Se infatti andiamo ad ascoltare quello che è il main musical theme composto da Emerson per Inferno dobbiamo ricrederci. Alle nostre orecchie arriva infatti una soave, rasserenante melodia per pianoforte costruita su arpeggi più consonanti. Una di quelle melodie che oggi troveremmo su Spotify alla voce music to relax your mind. O che, per restare al cinema, avrebbe potuto comporre agevolmente Dave Grusin per Il paradiso può attendere (1978) con Warren Beatty. Altro che Inferno!
E veniamo al terzo e ultimo esempio. Il già citato tema di Profondo rosso. Un tema davvero sommo, grazie al quale Claudio Simonetti arriva a superare persino il suo maestro Keith Emerson. Perché in quelle quattordici note iniziali che resteranno impresse nella nostra memoria, il leader dei Goblin resuscita molto meglio del collega britannico lo spirito di quel Johann Sebastian Bach – per entrambi, da sempre, il primo grande riferimento dichiarato. Quelle quattordici note, infatti, sono messe sul pentagramma secondo uno dei pattern ritmico-melodici più frequenti in Bach: il cosiddetto “ostinato”, quella linea basata sulla reiterazione di un motivo costante, che dà all’ascoltatore l’idea di un punto fisso da cui non ci si può staccare.
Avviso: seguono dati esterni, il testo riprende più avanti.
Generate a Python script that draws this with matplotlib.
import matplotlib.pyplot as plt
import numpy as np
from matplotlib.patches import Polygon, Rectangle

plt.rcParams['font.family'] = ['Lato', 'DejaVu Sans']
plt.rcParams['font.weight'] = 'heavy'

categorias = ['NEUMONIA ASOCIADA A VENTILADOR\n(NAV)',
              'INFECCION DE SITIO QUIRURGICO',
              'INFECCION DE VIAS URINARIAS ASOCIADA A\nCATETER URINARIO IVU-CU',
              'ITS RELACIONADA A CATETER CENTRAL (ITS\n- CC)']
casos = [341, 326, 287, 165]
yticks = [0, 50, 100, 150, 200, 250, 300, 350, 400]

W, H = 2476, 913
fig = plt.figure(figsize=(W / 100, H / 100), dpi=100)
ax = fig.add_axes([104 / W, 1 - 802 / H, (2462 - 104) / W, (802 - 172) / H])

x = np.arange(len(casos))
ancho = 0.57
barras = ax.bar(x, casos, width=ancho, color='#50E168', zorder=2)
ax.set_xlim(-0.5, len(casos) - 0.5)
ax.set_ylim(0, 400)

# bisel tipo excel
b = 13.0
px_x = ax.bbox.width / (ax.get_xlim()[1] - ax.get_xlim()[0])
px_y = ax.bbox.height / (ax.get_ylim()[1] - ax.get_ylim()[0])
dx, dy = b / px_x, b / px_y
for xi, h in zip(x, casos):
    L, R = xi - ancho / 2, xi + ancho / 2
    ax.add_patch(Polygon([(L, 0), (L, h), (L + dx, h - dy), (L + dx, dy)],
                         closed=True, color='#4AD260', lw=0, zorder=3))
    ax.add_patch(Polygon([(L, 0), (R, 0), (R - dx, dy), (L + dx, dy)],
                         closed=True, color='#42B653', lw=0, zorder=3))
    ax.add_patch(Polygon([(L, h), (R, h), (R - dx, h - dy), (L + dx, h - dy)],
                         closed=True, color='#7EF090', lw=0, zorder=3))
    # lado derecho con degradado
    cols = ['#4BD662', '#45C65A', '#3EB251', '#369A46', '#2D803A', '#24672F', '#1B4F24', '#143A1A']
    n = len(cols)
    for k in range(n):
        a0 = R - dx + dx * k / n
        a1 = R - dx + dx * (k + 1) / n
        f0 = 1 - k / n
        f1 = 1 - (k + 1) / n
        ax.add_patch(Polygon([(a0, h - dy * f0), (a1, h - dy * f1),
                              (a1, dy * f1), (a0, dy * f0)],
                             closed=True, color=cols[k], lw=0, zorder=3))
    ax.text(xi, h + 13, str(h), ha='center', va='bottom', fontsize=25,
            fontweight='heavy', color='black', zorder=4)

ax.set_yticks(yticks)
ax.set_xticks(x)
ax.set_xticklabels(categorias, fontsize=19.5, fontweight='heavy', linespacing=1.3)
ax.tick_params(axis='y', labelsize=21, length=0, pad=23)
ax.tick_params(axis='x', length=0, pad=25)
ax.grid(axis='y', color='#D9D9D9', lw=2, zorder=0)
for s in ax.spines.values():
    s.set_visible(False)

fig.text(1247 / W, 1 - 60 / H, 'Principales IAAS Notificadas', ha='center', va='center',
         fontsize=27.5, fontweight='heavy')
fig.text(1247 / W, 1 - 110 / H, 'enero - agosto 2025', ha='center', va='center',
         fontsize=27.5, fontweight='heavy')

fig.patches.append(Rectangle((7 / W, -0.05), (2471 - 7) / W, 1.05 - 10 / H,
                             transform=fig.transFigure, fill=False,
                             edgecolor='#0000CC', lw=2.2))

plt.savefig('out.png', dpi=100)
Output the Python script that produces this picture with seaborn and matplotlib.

Quello che poi verrà definito riff, vamp, loop. Ma che faremmo bene, per una volta, visto l’argomento, a definire con un termine meno tecnico: un tormentone. E la parentela con quella “ostinazione” di Bach si avverte bene se si ascolta il Preludio BWV 543, amatissimo da Ennio Morricone (tanto da citarlo nelle musiche per Il clan dei siciliani [1969]) con cui il tema di Profondo rosso ha in comune, tra l’altro, la medesima tonalità, il La Minore. Su quella base bachiana che non smette mai di “tormentare”, Simonetti fece risuonare un altro retaggio bachiano, quello della sovrapposizione contrappuntistica di altre due voci: “la voce del basso elettrico in controtempo sincopato funky e poi quella del synth che intona la vera e propria linea del cantus, che permetterà al brano di staccarsi dal profondo dell’ostinato iniziale e volare libero sulle ali degli assoli progressive-rock. Il tutto su un tempo composto in 7/4 che sarebbe piaciuto al protagonista di Whiplash (2014). Potremmo concludere che… se vai nel profondo, in quel profondo che si insinua fin dentro alle suonerie del 2022, trovi sempre il fantasma di Bach.
Ecco: questi erano solo alcuni esempi della rilevanza estetica della musica nell’opera di Dario Argento. Utili, tra l’altro, per comprendere forse un po’ meglio le tenebrose parole che Dario Argento vergò nella sua autobiografia, Paura, al ricordo di quel fantasma musicista che a soli dieci anni lo aveva forgiato come un mordente per spartiti: «La metamorfosi era completa. Io ero diventato il Fantasma e forse lui era diventato me».